Take the lines from the head of the listing through the one bearing "286,908,471,774,540,-105];" and copy them exactly, leaving every picture out.

** Begin DATA SHOWN **

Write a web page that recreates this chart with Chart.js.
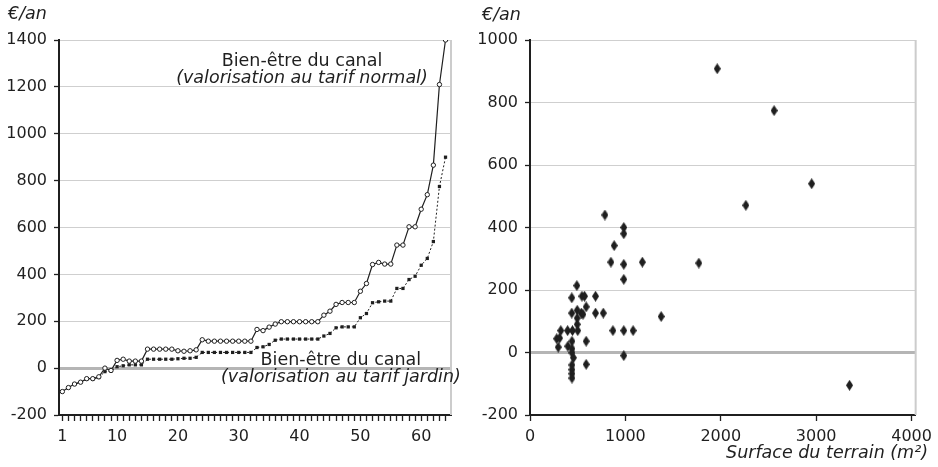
<!DOCTYPE html>
<html lang="fr">
<head>
<meta charset="utf-8">
<title>Bien-être du canal</title>
<script src="https://cdn.jsdelivr.net/npm/chart.js@4.4.1/dist/chart.umd.min.js"></script>
<style>
  html, body { margin: 0; padding: 0; background: #fff; }
  #cadre { position: relative; width: 938px; height: 467px; }
  .panneau { position: absolute; top: 0; width: 469px; height: 467px; }
</style>
</head>
<body>
<div id="cadre">
  <div class="panneau" style="left:0"><canvas id="gauche" width="469" height="467"></canvas></div>
  <div class="panneau" style="left:469px"><canvas id="droite" width="469" height="467"></canvas></div>
</div>
<script>
// Rang des ménages (graphique de gauche)
const rangs = [1,2,3,4,5,6,7,8,9,10,11,12,13,14,15,16,17,18,19,20,21,22,23,24,25,26,27,28,29,30,31,32,
  33,34,35,36,37,38,39,40,41,42,43,44,45,46,47,48,49,50,51,52,53,54,55,56,57,58,59,60,61,62,63,64];

// Bien-être du canal, valorisation au tarif normal (€/an)
const tarifNormal = [-100,-83,-68,-60,-45,-45,-37,0,-10,33,38,30,30,30,81,81,81,81,81,74,72,74,78,121,
  115,115,115,115,115,115,115,115,165,160,175,188,198,198,198,198,198,198,198,226,243,272,280,280,280,
  328,361,442,451,444,444,525,525,603,603,678,740,866,1210,1400];

// Bien-être du canal, valorisation au tarif jardin (€/an)
const tarifJardin = [-100,-83,-68,-60,-47,-47,-40,-15,-12,6,10,14,14,14,38,38,38,38,38,40,42,42,46,67,
  67,67,67,67,67,67,67,67,88,91,101,119,124,124,124,124,124,124,124,137,148,172,176,176,176,
  215,233,279,283,286,286,340,340,378,392,439,468,540,775,900];

// Graphique de droite : surface du terrain (m²) et bien-être (€/an)
const surfaces = [280,310,296,323,394,397,438,438,445,440,440,440,455,440,440,440,440,491,495,495,495,500,
  545,572,539,555,589,589,589,687,687,768,785,848,882,983,983,983,983,869,983,1081,983,1178,1375,
  1770,1963,2263,2559,2953,3350];
const bienEtre = [44,46,17,70,70,20,175,126,70,36,12,-1,-17,-40,-55,-68,-82,214,135,110,90,70,
  180,180,126,122,146,36,-38,180,126,126,440,289,342,400,380,282,234,70,70,70,-10,289,115,
  286,908,471,774,540,-105];

const ticksGauche = [-200,0,200,400,600,800,1000,1200,1400];
const ticksDroiteY = [-200,0,200,400,600,800,1000];
const ticksDroiteX = [0,1000,2000,3000,4000];

const ENCRE = '#1f1f1f';
const POLICE = 'DejaVu Sans';

// Textes libres (titres d'axes et étiquettes des courbes)
const textes = {
  id: 'textes',
  afterDraw(chart, args, opts) {
    const ctx = chart.ctx;
    ctx.save();
    ctx.fillStyle = ENCRE;
    ctx.textBaseline = 'middle';
    for (const t of opts.items || []) {
      ctx.font = (t.italique ? 'italic ' : '') + '17.5px "' + POLICE + '"';
      ctx.textAlign = t.align || 'center';
      const x = t.dx !== undefined ? chart.scales.x.getPixelForValue(t.dx) : t.px;
      const y = t.dy !== undefined ? chart.scales.y.getPixelForValue(t.dy) : t.py;
      ctx.fillText(t.texte, x, y);
    }
    ctx.restore();
  }
};

// Bordure droite grise de la zone de tracé
const bordDroit = {
  id: 'bordDroit',
  beforeDatasetsDraw(chart) {
    const { ctx, chartArea } = chart;
    ctx.save();
    ctx.strokeStyle = '#cccccc';
    ctx.lineWidth = 2;
    ctx.beginPath();
    ctx.moveTo(chartArea.right, chartArea.top);
    ctx.lineTo(chartArea.right, chartArea.bottom);
    ctx.stroke();
    ctx.restore();
  }
};

const grilleY = {
  color: (c) => c.tick && c.tick.value === 0 ? '#b5b5b5' : '#cfcfcf',
  lineWidth: (c) => c.tick && c.tick.value === 0 ? 3 : 1,
  tickColor: ENCRE,
  tickWidth: 1.3,
  tickLength: 5
};

const grilleX = { drawOnChartArea: false, drawTicks: true, tickColor: ENCRE, tickWidth: 1.3, tickLength: 6 };

const policeTicks = { family: POLICE, size: 16 };

// Losange allongé utilisé comme marqueur du nuage de points
function losange() {
  const c = document.createElement('canvas');
  c.width = 7; c.height = 11;
  const g = c.getContext('2d');
  g.fillStyle = ENCRE;
  g.beginPath();
  g.moveTo(3.5, 0); g.lineTo(7, 5.5); g.lineTo(3.5, 11); g.lineTo(0, 5.5);
  g.closePath();
  g.fill();
  return c;
}

new Chart(document.getElementById('gauche'), {
  type: 'line',
  data: {
    datasets: [
      {
        label: 'tarif normal',
        data: rangs.map((r, i) => ({ x: r, y: tarifNormal[i] })),
        borderColor: ENCRE,
        borderWidth: 1.2,
        pointRadius: 2.2,
        pointBackgroundColor: '#ffffff',
        pointBorderColor: ENCRE,
        pointBorderWidth: 1,
        tension: 0
      },
      {
        label: 'tarif jardin',
        data: rangs.map((r, i) => ({ x: r, y: tarifJardin[i] })),
        borderColor: ENCRE,
        borderWidth: 1,
        borderDash: [2, 2],
        pointStyle: 'rect',
        pointRadius: 2.3,
        pointBackgroundColor: ENCRE,
        pointBorderWidth: 0,
        tension: 0
      }
    ]
  },
  options: {
    responsive: false,
    animation: false,
    events: [],
    layout: { padding: { top: 40, right: 18, left: 0, bottom: 0 } },
    plugins: {
      legend: { display: false },
      tooltip: { enabled: false },
      textes: {
        items: [
          { texte: '€/an', italique: true, align: 'left', px: 8, py: 14 },
          { texte: 'Bien-être du canal', dx: 40.4, dy: 1310 },
          { texte: '(valorisation au tarif normal)', italique: true, dx: 40.4, dy: 1237 },
          { texte: 'Bien-être du canal', dx: 46.8, dy: 34 },
          { texte: '(valorisation au tarif jardin)', italique: true, dx: 46.8, dy: -38 }
        ]
      }
    },
    scales: {
      x: {
        type: 'linear',
        min: 0.45,
        max: 64.9,
        afterBuildTicks: (s) => { s.ticks = rangs.map((v) => ({ value: v })); },
        ticks: {
          autoSkip: false,
          maxRotation: 0,
          padding: 6,
          color: ENCRE,
          font: policeTicks,
          callback: (v) => (v === 1 || v % 10 === 0) ? String(v) : ''
        },
        grid: grilleX,
        border: { color: ENCRE, width: 2 },
        afterFit: (s) => { s.height = 52; }
      },
      y: {
        min: -200,
        max: 1400,
        afterBuildTicks: (s) => { s.ticks = ticksGauche.map((v) => ({ value: v })); },
        ticks: { padding: 7, color: ENCRE, font: policeTicks, callback: (v) => String(v) },
        grid: grilleY,
        border: { color: ENCRE, width: 2 },
        afterFit: (s) => { s.width = 59; }
      }
    }
  },
  plugins: [bordDroit, textes]
});

new Chart(document.getElementById('droite'), {
  type: 'scatter',
  data: {
    datasets: [{
      label: 'ménages',
      data: surfaces.map((s, i) => ({ x: s, y: bienEtre[i] })),
      pointStyle: losange(),
      pointRadius: 5
    }]
  },
  options: {
    responsive: false,
    animation: false,
    events: [],
    layout: { padding: { top: 40, right: 8, left: 0, bottom: 0 } },
    plugins: {
      legend: { display: false },
      tooltip: { enabled: false },
      textes: {
        items: [
          { texte: '€/an', italique: true, align: 'left', px: 13, py: 15 },
          { texte: 'Surface du terrain (m²)', italique: true, align: 'right', px: 459, py: 453 }
        ]
      }
    },
    scales: {
      x: {
        type: 'linear',
        min: 0,
        max: 4043,
        afterBuildTicks: (s) => { s.ticks = ticksDroiteX.map((v) => ({ value: v })); },
        ticks: { autoSkip: false, maxRotation: 0, padding: 6, color: ENCRE, font: policeTicks, callback: (v) => String(v) },
        grid: grilleX,
        border: { color: ENCRE, width: 2 },
        afterFit: (s) => { s.height = 52; }
      },
      y: {
        min: -200,
        max: 1000,
        afterBuildTicks: (s) => { s.ticks = ticksDroiteY.map((v) => ({ value: v })); },
        ticks: { padding: 7, color: ENCRE, font: policeTicks, callback: (v) => String(v) },
        grid: grilleY,
        border: { color: ENCRE, width: 2 },
        afterFit: (s) => { s.width = 61; }
      }
    }
  },
  plugins: [bordDroit, textes]
});
</script>
</body>
</html>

** End DATA SHOWN **

COMPLETED EXERCISE:
Write a web page that recreates this chart with Chart.js.
<!DOCTYPE html>
<html lang="fr">
<head>
<meta charset="utf-8">
<title>Bien-être du canal</title>
<script src="https://cdn.jsdelivr.net/npm/chart.js@4.4.1/dist/chart.umd.min.js"></script>
<style>
  html, body { margin: 0; padding: 0; background: #fff; }
  #cadre { position: relative; width: 938px; height: 467px; }
  .panneau { position: absolute; top: 0; width: 469px; height: 467px; }
</style>
</head>
<body>
<div id="cadre">
  <div class="panneau" style="left:0"><canvas id="gauche" width="469" height="467"></canvas></div>
  <div class="panneau" style="left:469px"><canvas id="droite" width="469" height="467"></canvas></div>
</div>
<script>
// Rang des ménages (graphique de gauche)
const rangs = [1,2,3,4,5,6,7,8,9,10,11,12,13,14,15,16,17,18,19,20,21,22,23,24,25,26,27,28,29,30,31,32,
  33,34,35,36,37,38,39,40,41,42,43,44,45,46,47,48,49,50,51,52,53,54,55,56,57,58,59,60,61,62,63,64];

// Bien-être du canal, valorisation au tarif normal (€/an)
const tarifNormal = [-100,-83,-68,-60,-45,-45,-37,0,-10,33,38,30,30,30,81,81,81,81,81,74,72,74,78,121,
  115,115,115,115,115,115,115,115,165,160,175,188,198,198,198,198,198,198,198,226,243,272,280,280,280,
  328,361,442,451,444,444,525,525,603,603,678,740,866,1210,1400];

// Bien-être du canal, valorisation au tarif jardin (€/an)
const tarifJardin = [-100,-83,-68,-60,-47,-47,-40,-15,-12,6,10,14,14,14,38,38,38,38,38,40,42,42,46,67,
  67,67,67,67,67,67,67,67,88,91,101,119,124,124,124,124,124,124,124,137,148,172,176,176,176,
  215,233,279,283,286,286,340,340,378,392,439,468,540,775,900];

// Graphique de droite : surface du terrain (m²) et bien-être (€/an)
const surfaces = [280,310,296,323,394,397,438,438,445,440,440,440,455,440,440,440,440,491,495,495,495,500,
  545,572,539,555,589,589,589,687,687,768,785,848,882,983,983,983,983,869,983,1081,983,1178,1375,
  1770,1963,2263,2559,2953,3350];
const bienEtre = [44,46,17,70,70,20,175,126,70,36,12,-1,-17,-40,-55,-68,-82,214,135,110,90,70,
  180,180,126,122,146,36,-38,180,126,126,440,289,342,400,380,282,234,70,70,70,-10,289,115,
  286,908,471,774,540,-105];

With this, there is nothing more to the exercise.